Saudi Arabia’s total opposition, as the most prominent member of OPEC, to signing absolutely anything containing those words, with the complicity of the UAE’s Sultan Al Jaber as director of this year’s climate conference, has produced a decaffeinated draft, which, as Al Gore rightly comments is “of the petrostates, by the petrostates and for the petrostates”.
There is nothing left to be done: the climate summit and any other forum in which petrostates participate can now be dismissed as a right-off. Now, it’s them against us: if we can’t phase out fossil fuels with them, we will have to do it without them. If they don’t want to work jointly on an orderly phasing out of fossil fuels and instead lie about a supposed transition to modern diversified economies, then fossil fuels will have to be phased out over their heads, simply by preventing our governments from subsidizing them and buying them out as quickly as possible. Transition without them. Let them continue to produce what they want, and let them sell it where they can while they see how civilized countries are dispensing with it faster and faster.
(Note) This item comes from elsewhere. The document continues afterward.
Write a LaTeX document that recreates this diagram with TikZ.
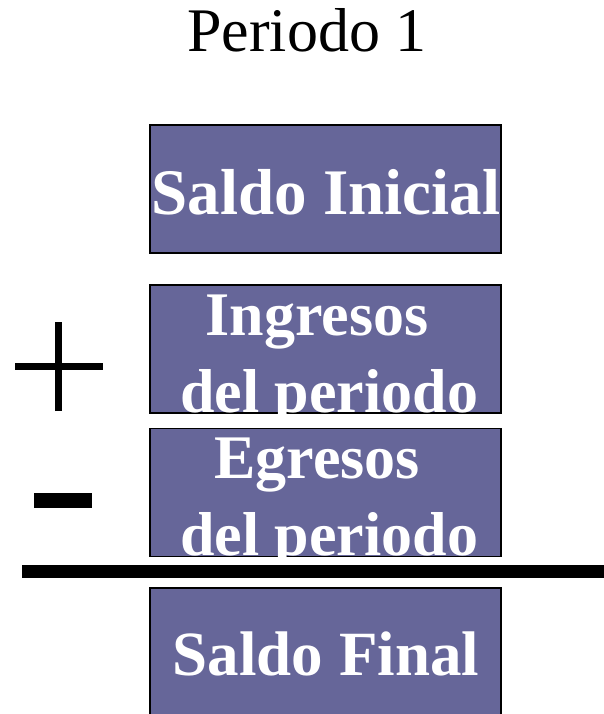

The only way to save this planet is to dispense with petrostates and subject them as much as possible to the harshest possible international isolation.
COP 28 has produced a pathetic draft that talks about using absurd technologies to capture carbon dioxide so the petrostates and the oil industry can continue burning fossil fuels. “Sustainable oil”… what a joke. What we have to do cannot be done with the participation of petrostates that have clearly chosen the wrong side of history. This COP28 should put an end to any possibility of negotiation with petrostates, and start considering them for what they really are, the enemy.